Interpretive Summary: Placement and evaluation of conservation practices on agricultural land is an important component of watershed evaluation. Watershed-scale simulation models provide useful tools for this evaluation. Thorough evaluation of these models improves their reliability as well as public perception of their results. Here we assess the sensitivity of the SWAT model to it's input parameters and evaluate conservation practice effectiveness for one agricultural watershed in the South Atlantic Coastal Plain of the United States. Increasing the amount of acreage in conservation practices had the greatest load reduction for total phosphorus (TP), followed by sediment and finally total nitrogen (TN). The results indicated that conservation practices would have a limited impact on streamflow volume, but could significantly impact sediment and TP loads within this region.

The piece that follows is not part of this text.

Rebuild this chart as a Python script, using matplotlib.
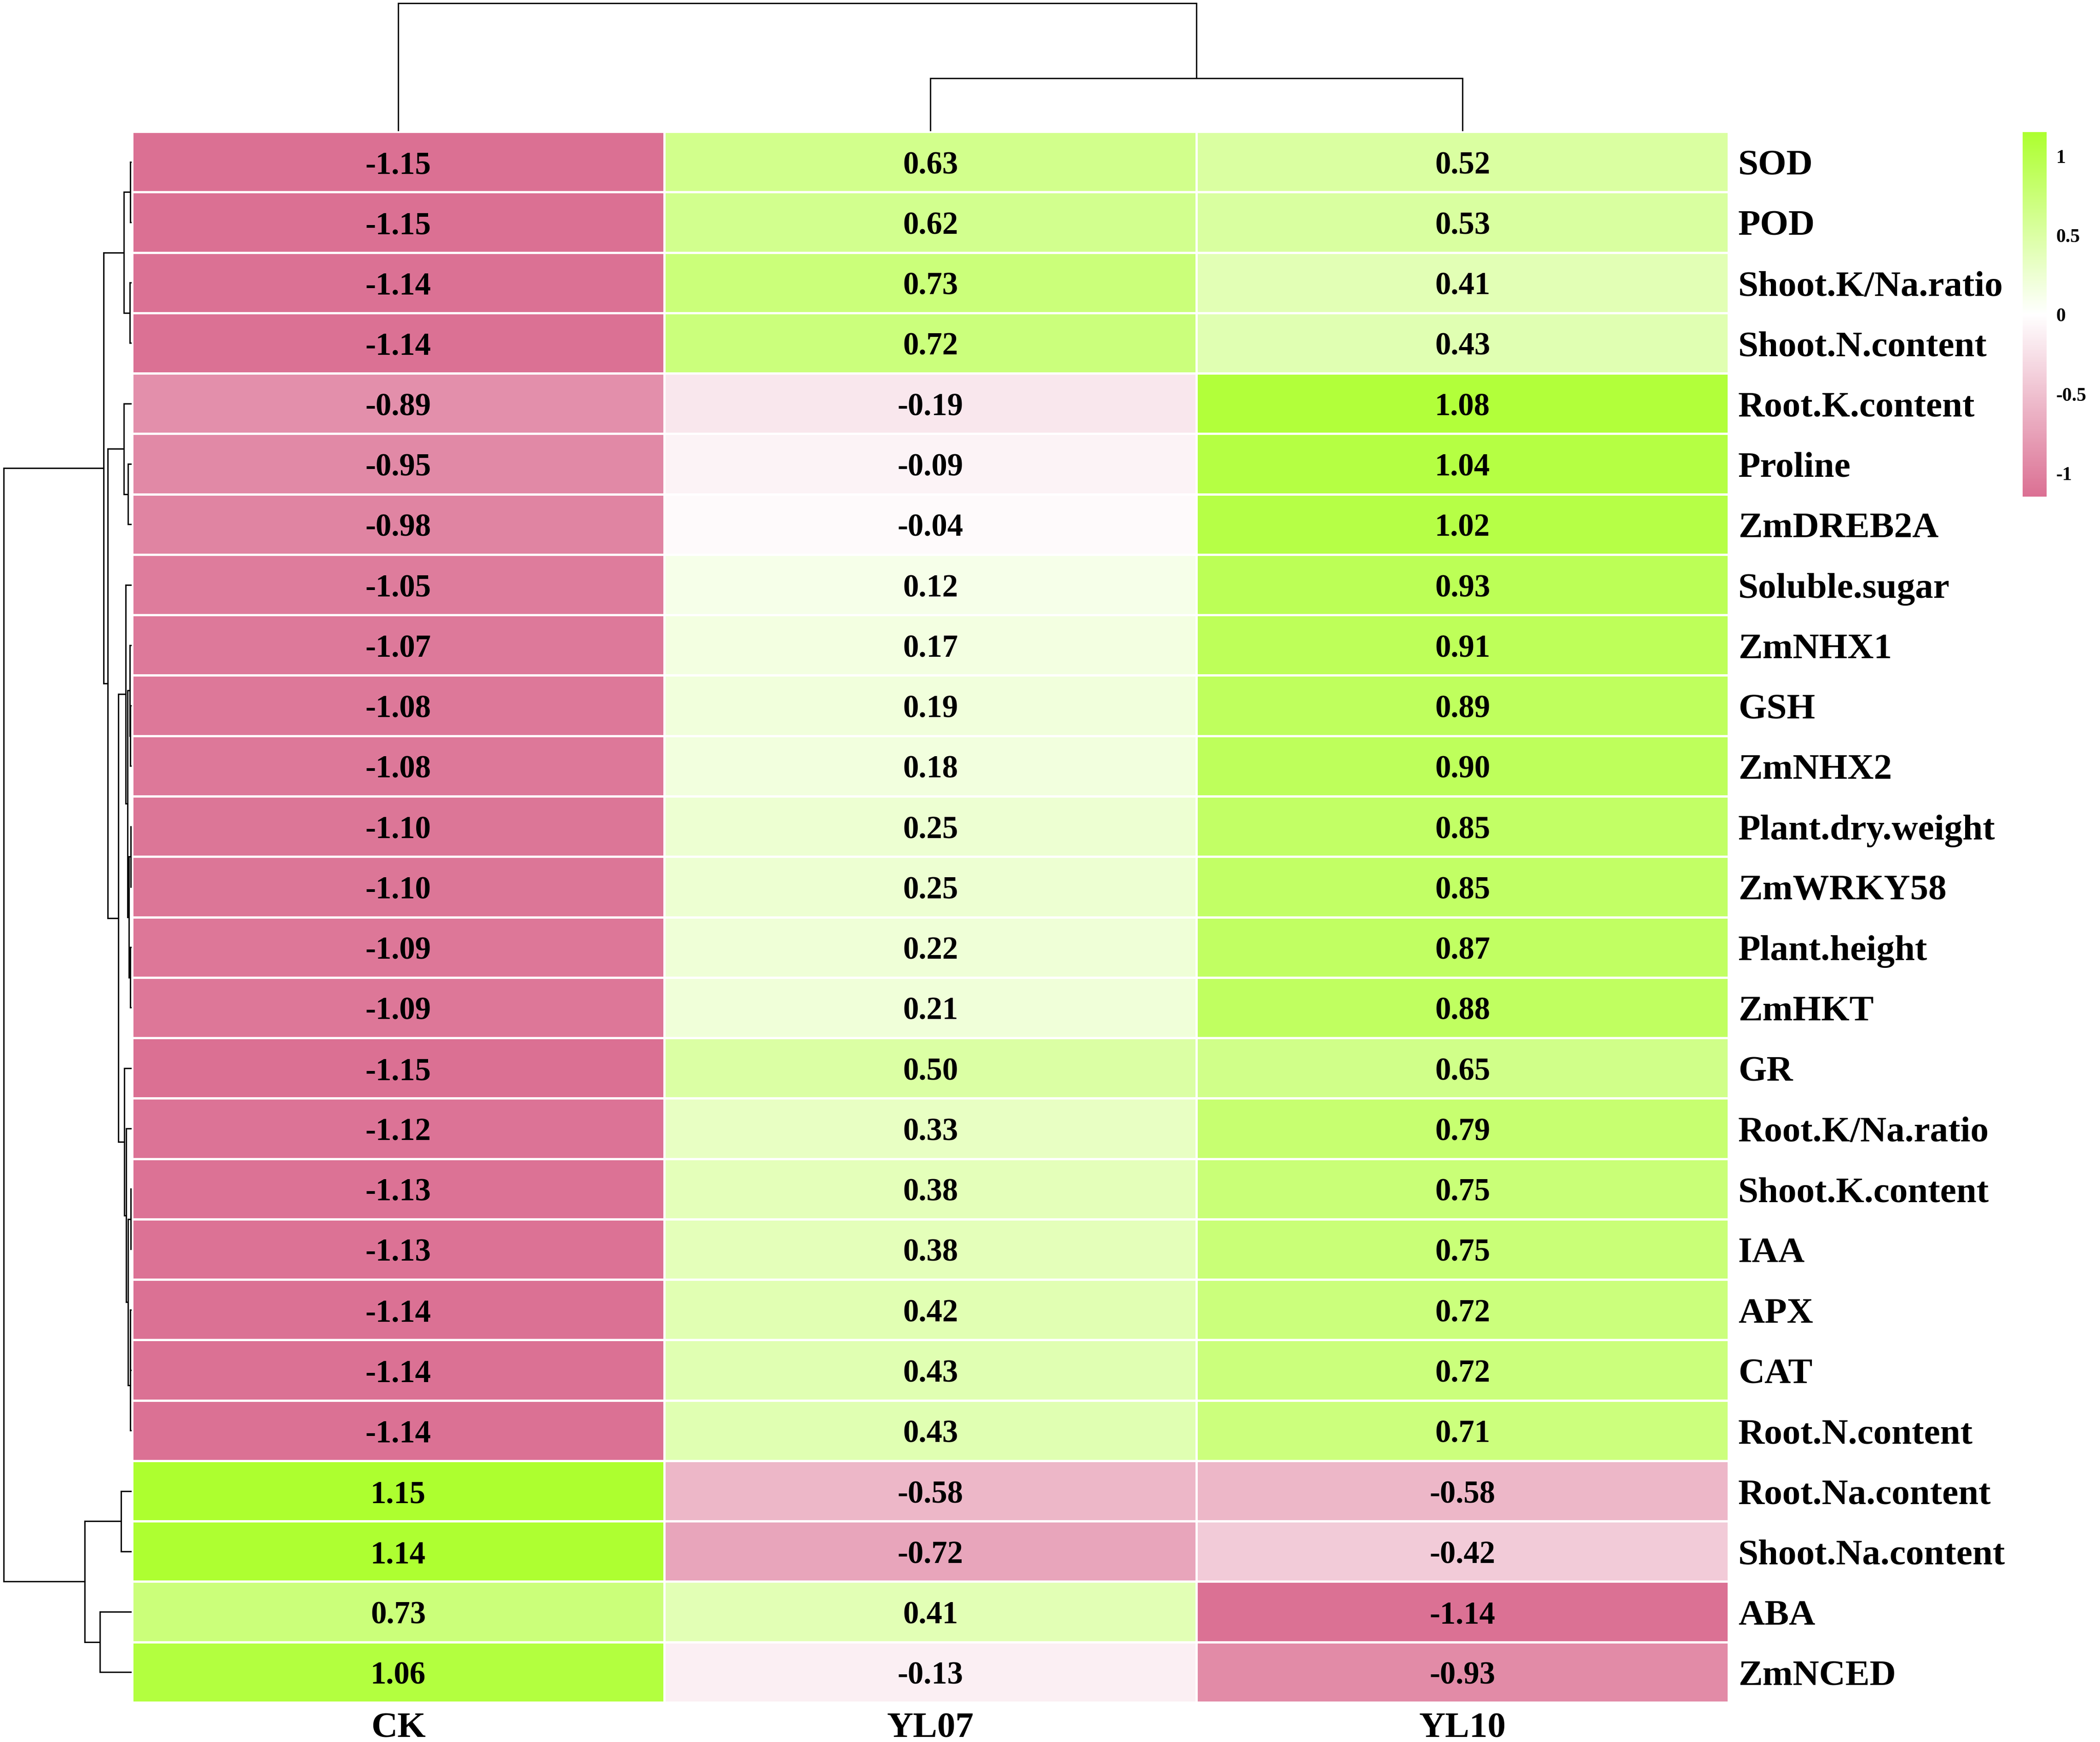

Technical Abstract: Evaluating the effectiveness of conservation practices (CPs) is an important step to achieving efficient and successful water quality management. Watershed-scale simulation models can provide useful and convenient tools for this evaluation, but simulated conservation practice effectiveness should be responsive to parameter values used to represent the practices in the modeling. The objectives of this study were to (1) assess the impacts of a set of conservation practices on hydrology and water quality of a watershed and (2) evaluate the sensitivity of SWAT modeling outputs and simulated conservation practice effectiveness to parameters. The modeling study was conducted in an agricultural watershed, the subwatershed K (16.9 km^2) of the Little River Experimental watershed located in the South Atlantic Coastal Plain of the United States. Sensitivity analysis showed that hydrologic response unit (HRU) and watershed-scale simulations for water quality were most sensitive to CN and FILTERW parameters. Load reduction rates as a function of increased aerial coverage of the conservation practices were greatest for total phosphorus (TP), followed by sediment and total nitrogen (TN). The results indicated that conservation practices would have a limited impact on streamflow volume, but could have a significant impact on sediment and TP loads within this region. Watershed scale TN and TP loads were also sensitive to in-stream nutrient transformation process represented using the QUAL2E algorithm in SWAT. The study clearly demonstrated the most sensitive model parameters and the optimal conservation practices for this watershed.